## begin LISTED RECORDS

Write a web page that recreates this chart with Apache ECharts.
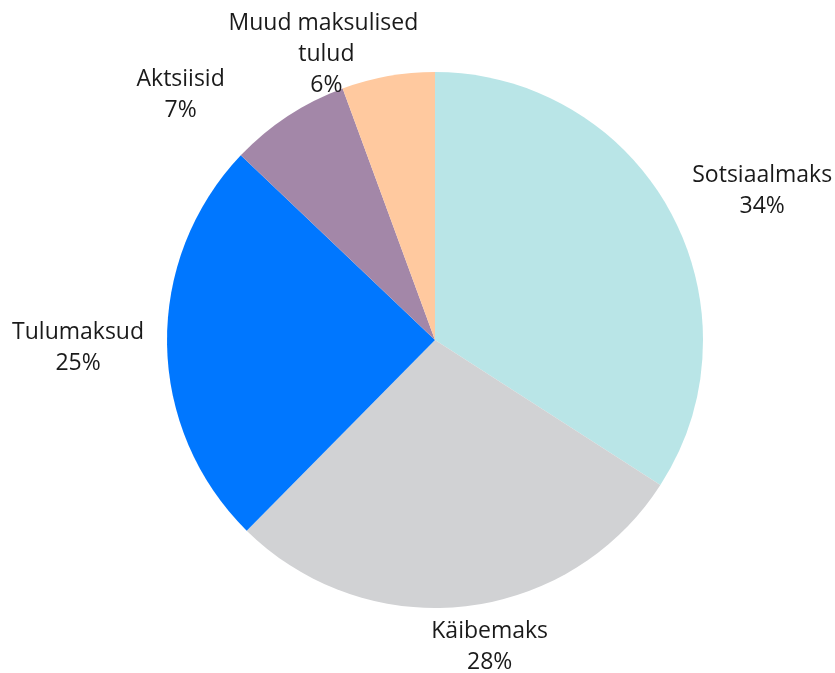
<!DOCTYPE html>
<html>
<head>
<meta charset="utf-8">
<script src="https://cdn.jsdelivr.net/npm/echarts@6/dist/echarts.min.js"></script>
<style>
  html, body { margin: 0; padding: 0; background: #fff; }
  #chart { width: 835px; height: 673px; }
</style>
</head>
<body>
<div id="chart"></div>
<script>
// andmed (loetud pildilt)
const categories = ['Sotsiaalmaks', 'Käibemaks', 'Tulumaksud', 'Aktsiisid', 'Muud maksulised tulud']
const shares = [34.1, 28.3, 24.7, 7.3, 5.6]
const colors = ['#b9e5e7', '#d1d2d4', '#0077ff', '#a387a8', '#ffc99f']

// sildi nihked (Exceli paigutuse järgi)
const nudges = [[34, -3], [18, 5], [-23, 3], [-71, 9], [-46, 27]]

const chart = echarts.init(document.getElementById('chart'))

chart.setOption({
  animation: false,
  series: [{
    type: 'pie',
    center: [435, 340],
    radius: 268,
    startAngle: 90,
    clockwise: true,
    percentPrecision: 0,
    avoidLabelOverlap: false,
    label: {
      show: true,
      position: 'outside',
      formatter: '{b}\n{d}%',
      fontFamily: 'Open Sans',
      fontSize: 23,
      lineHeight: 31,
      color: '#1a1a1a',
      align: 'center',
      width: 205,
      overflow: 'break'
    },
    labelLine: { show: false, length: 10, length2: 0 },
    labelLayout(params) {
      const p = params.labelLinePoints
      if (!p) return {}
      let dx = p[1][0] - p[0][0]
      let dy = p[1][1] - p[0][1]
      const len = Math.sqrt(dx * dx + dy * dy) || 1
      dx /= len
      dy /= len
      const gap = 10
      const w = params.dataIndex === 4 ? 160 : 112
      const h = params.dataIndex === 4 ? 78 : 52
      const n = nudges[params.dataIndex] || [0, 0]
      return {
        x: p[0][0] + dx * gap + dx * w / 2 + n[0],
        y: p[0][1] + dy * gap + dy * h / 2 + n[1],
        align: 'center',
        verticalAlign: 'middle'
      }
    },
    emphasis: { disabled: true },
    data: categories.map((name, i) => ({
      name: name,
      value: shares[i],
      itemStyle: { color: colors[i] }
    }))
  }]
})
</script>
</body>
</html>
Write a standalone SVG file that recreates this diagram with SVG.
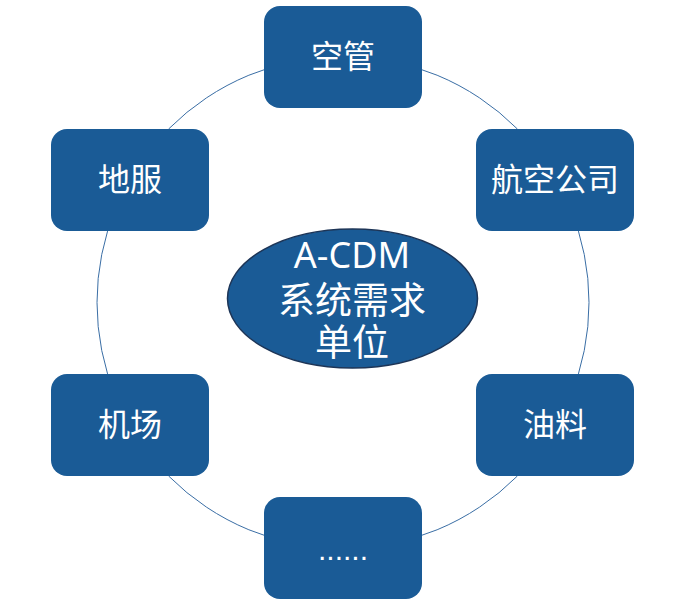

## end LISTED RECORDS

§ CHALLENGE:
Reproduce the material word for word. Any pictures should be left out of the copy.

§ EXERCISE RESPONSE:
Write a web page that recreates this chart with Apache ECharts.
<!DOCTYPE html>
<html>
<head>
<meta charset="utf-8">
<script src="https://cdn.jsdelivr.net/npm/echarts@6/dist/echarts.min.js"></script>
<style>
  html, body { margin: 0; padding: 0; background: #fff; }
  #chart { width: 835px; height: 673px; }
</style>
</head>
<body>
<div id="chart"></div>
<script>
// andmed (loetud pildilt)
const categories = ['Sotsiaalmaks', 'Käibemaks', 'Tulumaksud', 'Aktsiisid', 'Muud maksulised tulud']
const shares = [34.1, 28.3, 24.7, 7.3, 5.6]
const colors = ['#b9e5e7', '#d1d2d4', '#0077ff', '#a387a8', '#ffc99f']

// sildi nihked (Exceli paigutuse järgi)
const nudges = [[34, -3], [18, 5], [-23, 3], [-71, 9], [-46, 27]]

const chart = echarts.init(document.getElementById('chart'))

chart.setOption({
  animation: false,
  series: [{
    type: 'pie',
    center: [435, 340],
    radius: 268,
    startAngle: 90,
    clockwise: true,
    percentPrecision: 0,
    avoidLabelOverlap: false,
    label: {
      show: true,
      position: 'outside',
      formatter: '{b}\n{d}%',
      fontFamily: 'Open Sans',
      fontSize: 23,
      lineHeight: 31,
      color: '#1a1a1a',
      align: 'center',
      width: 205,
      overflow: 'break'
    },
    labelLine: { show: false, length: 10, length2: 0 },
    labelLayout(params) {
      const p = params.labelLinePoints
      if (!p) return {}
      let dx = p[1][0] - p[0][0]
      let dy = p[1][1] - p[0][1]
      const len = Math.sqrt(dx * dx + dy * dy) || 1
      dx /= len
      dy /= len
      const gap = 10
      const w = params.dataIndex === 4 ? 160 : 112
      const h = params.dataIndex === 4 ? 78 : 52
      const n = nudges[params.dataIndex] || [0, 0]
      return {
        x: p[0][0] + dx * gap + dx * w / 2 + n[0],
        y: p[0][1] + dy * gap + dy * h / 2 + n[1],
        align: 'center',
        verticalAlign: 'middle'
      }
    },
    emphasis: { disabled: true },
    data: categories.map((name, i) => ({
      name: name,
      value: shares[i],
      itemStyle: { color: colors[i] }
    }))
  }]
})
</script>
</body>
</html>
Write a standalone SVG file that recreates this diagram with SVG.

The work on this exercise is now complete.